Un’ultima avvertenza riguarda però l’idea di eccedere nella svolta a sinistra e di conseguenza nella discontinuità del Macron di inizio secondo mandato. Il nuovo esecutivo nei ministeri chiave di Economia, Interni e Giustizia vede la riconferma rispettivamente di Bruno Le Maire, Gérald Darmanin et Eric Dupond-Moretti, i primi due passati dal post-gollismo al macronismo sin dal 2017 e tutti i tre negli stessi dicasteri durante il primo quinquennato. Non mancano inoltre altre tre “compensazioni” a destra con l’arrivo al Quai d’Orsay della chiracchiana Catherine Colonna (portavoce dell’allora presidente della Repubblica dal 1995 al 2004), con Damien Abad al ministero della Solidarietà (già presidente del gruppo Les Républicains all’Assemblea nazionale) e con Christophe Béchu al ministero delle Collettività territoriali (segretario generale del nuovo partito Horizons, fondato dall’ex primo ministro Edouard Philippe).
In definitiva, se al ballottaggio presidenziale la parola d’ordine di Macron è stata “la Repubblica o l’estrema destra”, in vista delle legislative il nuovo slogan può essere riassunto nella formula “la Repubblica o l’estrema sinistra”. La Nouvelle union populaire écologique et sociale monopolizzata dal tribuno Mélenchon è attaccata frontalmente perché portatrice di parole d’ordine quali decrescita e comunitarismo, ma una parte del suo potenziale elettorato è corteggiato grazie ad alcune delle oculate scelte governative di Macron.

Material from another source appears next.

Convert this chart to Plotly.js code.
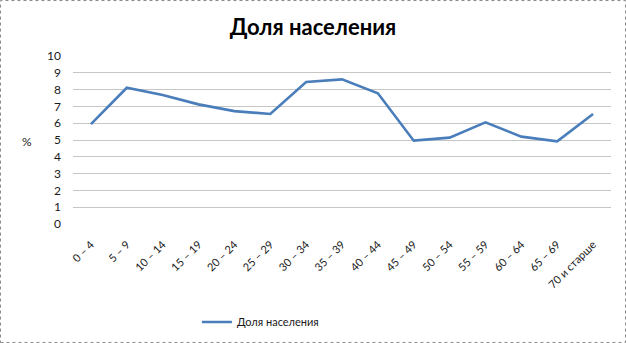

Il nuovo governo Borne è lo strumento macroniano per completare il lavoro iniziato il 24 aprile. Il 20 giugno, a risultato acquisito, si cominceranno a delineare le linee del Macron II. Solo a quel punto si potrà davvero capire come e se l’inquilino dell’Eliseo sarà in grado di dispiegare la sua discontinuità nella continuità.